++++ SUPPLIED MATERIAL
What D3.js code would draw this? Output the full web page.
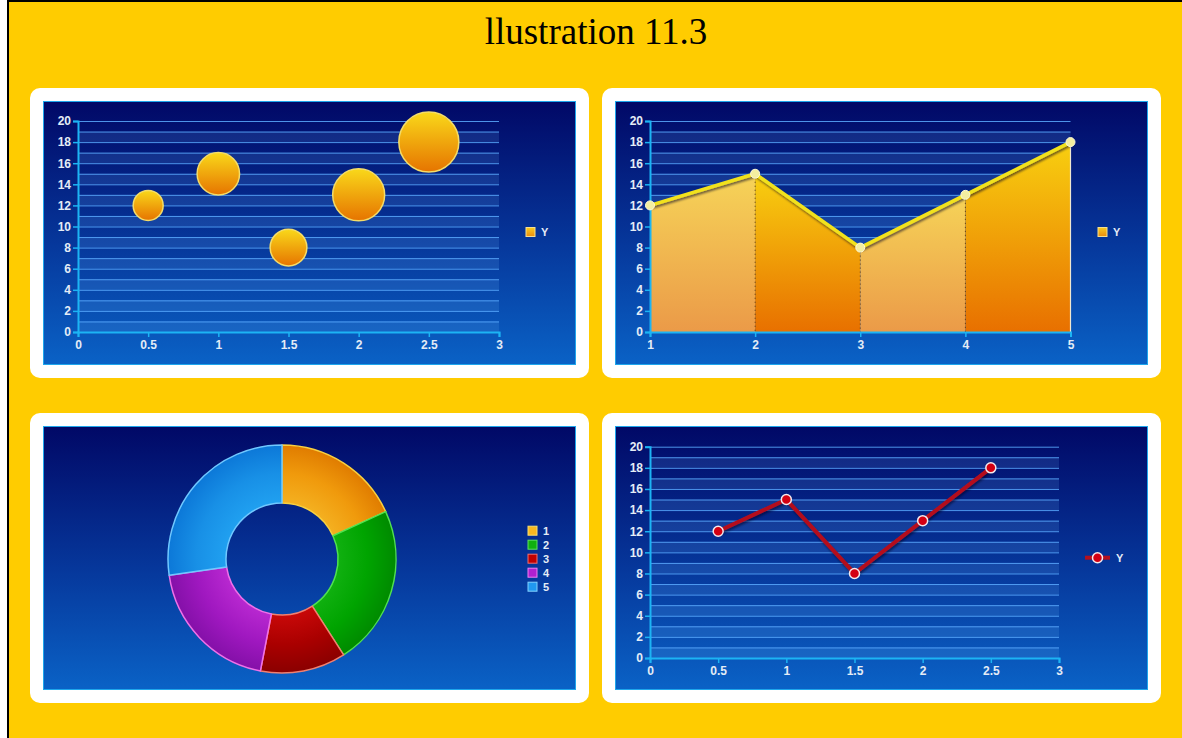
<!DOCTYPE html>
<html>
<head>
<meta charset="utf-8">
<script src="https://cdnjs.cloudflare.com/ajax/libs/d3/7.8.5/d3.min.js"></script>
<style>
  html, body { margin: 0; padding: 0; background: #ffffff; overflow: hidden; }
  svg { display: block; }
</style>
</head>
<body>
<svg id="page" width="1182" height="738"></svg>
<script>
// ---- data ----
const bubbleX = [0.5, 1, 1.5, 2, 2.5];
const bubbleY = [12, 15, 8, 13, 18];
const bubbleSize = [1, 2, 1.5, 3, 4];

const areaX = [1, 2, 3, 4, 5];
const areaY = [12, 15, 8, 13, 18];

const donutLabels = ["1", "2", "3", "4", "5"];
const donutValues = [12, 15, 8, 13, 18];

const lineX = [0.5, 1, 1.5, 2, 2.5];
const lineY = [12, 15, 8, 13, 18];

const yTicks = [0, 2, 4, 6, 8, 10, 12, 14, 16, 18, 20];
const halfXTicks = [0, 0.5, 1, 1.5, 2, 2.5, 3];
const intXTicks = [1, 2, 3, 4, 5];
const seriesName = "Y";
const titleText = "llustration 11.3";

// ---- page ----
const svg = d3.select("#page");
const defs = svg.append("defs");

// chart background gradient
const bg = defs.append("linearGradient").attr("id", "bgGrad")
  .attr("x1", 0).attr("y1", 0).attr("x2", 0).attr("y2", 1);
bg.append("stop").attr("offset", "0%").attr("stop-color", "#010866");
bg.append("stop").attr("offset", "55%").attr("stop-color", "#06389c");
bg.append("stop").attr("offset", "100%").attr("stop-color", "#0a62c6");

// bubble gradient
const bub = defs.append("linearGradient").attr("id", "bubGrad")
  .attr("x1", 0).attr("y1", 0).attr("x2", 0).attr("y2", 1);
bub.append("stop").attr("offset", "0%").attr("stop-color", "#f9d81a");
bub.append("stop").attr("offset", "100%").attr("stop-color", "#e67400");

// area gradients: pale and saturated
const paleG = defs.append("linearGradient").attr("id", "areaPale")
  .attr("x1", 0).attr("y1", 0).attr("x2", 0).attr("y2", 1);
paleG.append("stop").attr("offset", "0%").attr("stop-color", "#f6d458");
paleG.append("stop").attr("offset", "100%").attr("stop-color", "#eb9a48");
const satG = defs.append("linearGradient").attr("id", "areaSat")
  .attr("x1", 0).attr("y1", 0).attr("x2", 0).attr("y2", 1);
satG.append("stop").attr("offset", "0%").attr("stop-color", "#f8d010");
satG.append("stop").attr("offset", "100%").attr("stop-color", "#e87000");

// legend swatch gradient
const sw = defs.append("linearGradient").attr("id", "swGrad")
  .attr("x1", 0).attr("y1", 0).attr("x2", 0).attr("y2", 1);
sw.append("stop").attr("offset", "0%").attr("stop-color", "#f8cc20");
sw.append("stop").attr("offset", "100%").attr("stop-color", "#eb8c10");

// soft shadow under lines
const sh = defs.append("filter").attr("id", "shadow")
  .attr("x", "-10%").attr("y", "-10%").attr("width", "120%").attr("height", "130%");
sh.append("feDropShadow").attr("dx", 1).attr("dy", 2).attr("stdDeviation", 1.2)
  .attr("flood-color", "#000020").attr("flood-opacity", 0.55);

// yellow frame
svg.append("rect").attr("x", 8).attr("y", 1).attr("width", 1300).attr("height", 900)
  .attr("fill", "#ffcc00").attr("stroke", "#000").attr("stroke-width", 2);

svg.append("text").attr("x", 596).attr("y", 44).attr("text-anchor", "middle")
  .attr("font-family", "'Liberation Serif', 'Times New Roman', serif")
  .attr("font-size", 37).attr("fill", "#000").text(titleText);

// panel placement
const panelW = 559, panelH = 290, inset = 13;
const panels = [[30, 88], [602, 88], [30, 413], [602, 413]];

const chartGroups = panels.map(([px, py]) => {
  svg.append("rect").attr("x", px).attr("y", py).attr("width", panelW).attr("height", panelH)
    .attr("rx", 10).attr("fill", "#ffffff");
  const g = svg.append("g").attr("transform", `translate(${px + inset},${py + inset})`);
  g.append("rect").attr("x", 0.5).attr("y", 0.5)
    .attr("width", panelW - 2 * inset - 1).attr("height", panelH - 2 * inset - 1)
    .attr("fill", "url(#bgGrad)").attr("stroke", "#1ea6ec").attr("stroke-width", 1);
  return g;
});

const labelFont = "'Liberation Sans', Arial, sans-serif";

// grid bands and grid lines for the cartesian charts
function drawFrame(g, x, y) {
  const [x0, x1] = x.range();
  const minor = d3.range(0, 21, 1);
  const bandG = g.append("g");
  minor.filter(v => v % 2 === 0 && v < 20).forEach(v => {
    bandG.append("rect").attr("x", x0).attr("width", x1 - x0)
      .attr("y", y(v + 1)).attr("height", y(v) - y(v + 1))
      .attr("fill", "rgba(120,190,255,0.14)");
  });
  g.append("g").selectAll("line").data(minor).join("line")
    .attr("x1", x0).attr("x2", x1)
    .attr("y1", d => y(d) + 0.5).attr("y2", d => y(d) + 0.5)
    .attr("stroke", "rgba(90,170,255,0.85)").attr("stroke-width", 1);
}

function drawAxes(g, x, y, xTicks) {
  const yAx = g.append("g").attr("transform", `translate(${x.range()[0]},0)`)
    .call(d3.axisLeft(y).tickValues(yTicks).tickSize(5).tickPadding(2));
  const xAx = g.append("g").attr("transform", `translate(0,${y(0)})`)
    .call(d3.axisBottom(x).tickValues(xTicks).tickSize(5).tickPadding(3).tickFormat(d3.format("~g")));
  [yAx, xAx].forEach(a => {
    a.select(".domain").attr("stroke", "#1cb4f4").attr("stroke-width", 2);
    a.selectAll(".tick line").attr("stroke", "#1cb4f4").attr("stroke-width", 1.5);
    a.selectAll(".tick text").attr("fill", "#e4ecf6").attr("font-family", labelFont)
      .attr("font-size", 12).attr("font-weight", "bold");
  });
}

function swatchLegend(g, lx, cy, label, fill, stroke) {
  g.append("rect").attr("x", lx).attr("y", cy - 4.5).attr("width", 9).attr("height", 9)
    .attr("fill", fill).attr("stroke", stroke).attr("stroke-width", 1);
  g.append("text").attr("x", lx + 15).attr("y", cy + 4).attr("fill", "#e4ecf6")
    .attr("font-family", labelFont).attr("font-size", 11).attr("font-weight", "bold").text(label);
}

// ---- chart 1: bubbles ----
{
  const g = chartGroups[0];
  const x = d3.scaleLinear().domain([0, 3]).range([35, 456]);
  const y = d3.scaleLinear().domain([0, 20]).range([231, 20]);
  const r = d3.scaleSqrt().domain([0, 4]).range([0, 30]);
  drawFrame(g, x, y);
  drawAxes(g, x, y, halfXTicks);
  g.append("g").selectAll("circle").data(bubbleX.map((d, i) => i)).join("circle")
    .attr("cx", i => x(bubbleX[i])).attr("cy", i => y(bubbleY[i]))
    .attr("r", i => r(bubbleSize[i]))
    .attr("fill", "url(#bubGrad)").attr("stroke", "#f4dc68").attr("stroke-width", 1.5);
  swatchLegend(g, 483, 131, seriesName, "url(#swGrad)", "#f6e090");
}

// ---- chart 2: area ----
{
  const g = chartGroups[1];
  const x = d3.scaleLinear().domain([1, 5]).range([35, 455.5]);
  const y = d3.scaleLinear().domain([0, 20]).range([231, 20]);
  drawFrame(g, x, y);
  const pts = areaX.map((d, i) => [d, areaY[i]]);
  const area = d3.area().x(d => x(d[0])).y0(y(0)).y1(d => y(d[1]));
  for (let i = 0; i < pts.length - 1; i++) {
    g.append("path").datum([pts[i], pts[i + 1]]).attr("d", area)
      .attr("fill", i % 2 === 0 ? "url(#areaPale)" : "url(#areaSat)");
  }
  // dotted drop lines at inner points
  g.append("g").selectAll("line").data(pts.slice(1, -1)).join("line")
    .attr("x1", d => x(d[0])).attr("x2", d => x(d[0]))
    .attr("y1", d => y(d[1])).attr("y2", y(0))
    .attr("stroke", "#5a3818").attr("stroke-width", 1).attr("stroke-dasharray", "1,3");
  const last = pts[pts.length - 1];
  g.append("line").attr("x1", x(last[0])).attr("x2", x(last[0]))
    .attr("y1", y(last[1])).attr("y2", y(0))
    .attr("stroke", "#f0e8d0").attr("stroke-width", 1.2);
  drawAxes(g, x, y, intXTicks);
  g.append("path").datum(pts)
    .attr("d", d3.line().x(d => x(d[0])).y(d => y(d[1])))
    .attr("fill", "none").attr("stroke", "#f2e21c").attr("stroke-width", 3.5)
    .attr("stroke-linejoin", "round").attr("filter", "url(#shadow)");
  g.append("g").selectAll("circle").data(pts).join("circle")
    .attr("cx", d => x(d[0])).attr("cy", d => y(d[1])).attr("r", 4.5)
    .attr("fill", "#f4eea0").attr("stroke", "#fffbd8").attr("stroke-width", 1);
  swatchLegend(g, 483, 131, seriesName, "url(#swGrad)", "#f6e090");
}

// ---- chart 3: donut ----
{
  const g = chartGroups[2];
  const cx = 239, cy = 133, rOuter = 114, rInner = 56;
  const palette = [
    { inner: "#f4b020", mid: "#f09a0c", outer: "#e07c00", stroke: "#f8d040" },
    { inner: "#10b010", mid: "#00a400", outer: "#008a00", stroke: "#50e050" },
    { inner: "#c80808", mid: "#aa0000", outer: "#8a0000", stroke: "#f08070" },
    { inner: "#b828d0", mid: "#a018c0", outer: "#8410a8", stroke: "#f070e8" },
    { inner: "#20a0f0", mid: "#1890e6", outer: "#0c78d8", stroke: "#70c8ff" }
  ];
  palette.forEach((p, i) => {
    const rg = defs.append("radialGradient").attr("id", "slice" + i)
      .attr("gradientUnits", "userSpaceOnUse")
      .attr("cx", 0).attr("cy", 0).attr("r", rOuter);
    rg.append("stop").attr("offset", rInner / rOuter).attr("stop-color", p.inner);
    rg.append("stop").attr("offset", 0.75).attr("stop-color", p.mid);
    rg.append("stop").attr("offset", 1).attr("stop-color", p.outer);
  });
  const pie = d3.pie().sort(null).value(d => d);
  const arc = d3.arc().innerRadius(rInner).outerRadius(rOuter);
  const dg = g.append("g").attr("transform", `translate(${cx},${cy})`);
  dg.selectAll("path").data(pie(donutValues)).join("path")
    .attr("d", arc)
    .attr("fill", (d, i) => `url(#slice${i})`)
    .attr("stroke", (d, i) => palette[i].stroke).attr("stroke-width", 1.5)
    .attr("stroke-linejoin", "round");
  const legendColors = ["#f8b820", "#10b010", "#c00000", "#b020d0", "#2098f0"];
  const legendStrokes = ["#f8e070", "#60e060", "#f07070", "#f080f0", "#80d0ff"];
  donutLabels.forEach((lab, i) => {
    swatchLegend(g, 485, 104.7 + i * 14, lab, legendColors[i], legendStrokes[i]);
  });
}

// ---- chart 4: line ----
{
  const g = chartGroups[3];
  const x = d3.scaleLinear().domain([0, 3]).range([35, 444]);
  const y = d3.scaleLinear().domain([0, 20]).range([232, 20.7]);
  drawFrame(g, x, y);
  drawAxes(g, x, y, halfXTicks);
  const pts = lineX.map((d, i) => [d, lineY[i]]);
  g.append("path").datum(pts)
    .attr("d", d3.line().x(d => x(d[0])).y(d => y(d[1])))
    .attr("fill", "none").attr("stroke", "#b4101e").attr("stroke-width", 4)
    .attr("stroke-linejoin", "round").attr("filter", "url(#shadow)");
  g.append("g").selectAll("circle").data(pts).join("circle")
    .attr("cx", d => x(d[0])).attr("cy", d => y(d[1])).attr("r", 5)
    .attr("fill", "#d40012").attr("stroke", "#f4e8ec").attr("stroke-width", 1.5);
  // legend
  g.append("line").attr("x1", 470).attr("x2", 495).attr("y1", 131.7).attr("y2", 131.7)
    .attr("stroke", "#b4101e").attr("stroke-width", 4);
  g.append("circle").attr("cx", 482.5).attr("cy", 131.7).attr("r", 5)
    .attr("fill", "#d40012").attr("stroke", "#f4e8ec").attr("stroke-width", 1.5);
  g.append("text").attr("x", 501).attr("y", 135.7).attr("fill", "#e4ecf6")
    .attr("font-family", labelFont).attr("font-size", 11).attr("font-weight", "bold").text(seriesName);
}
</script>
</body>
</html>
++++++++
### EXERCISE DETAILS
List all lines in the material containing the string "page".

### CORRECT RESULT
What D3.js code would draw this? Output the full web page.
<svg id="page" width="1182" height="738"></svg>
// ---- page ----
const svg = d3.select("#page");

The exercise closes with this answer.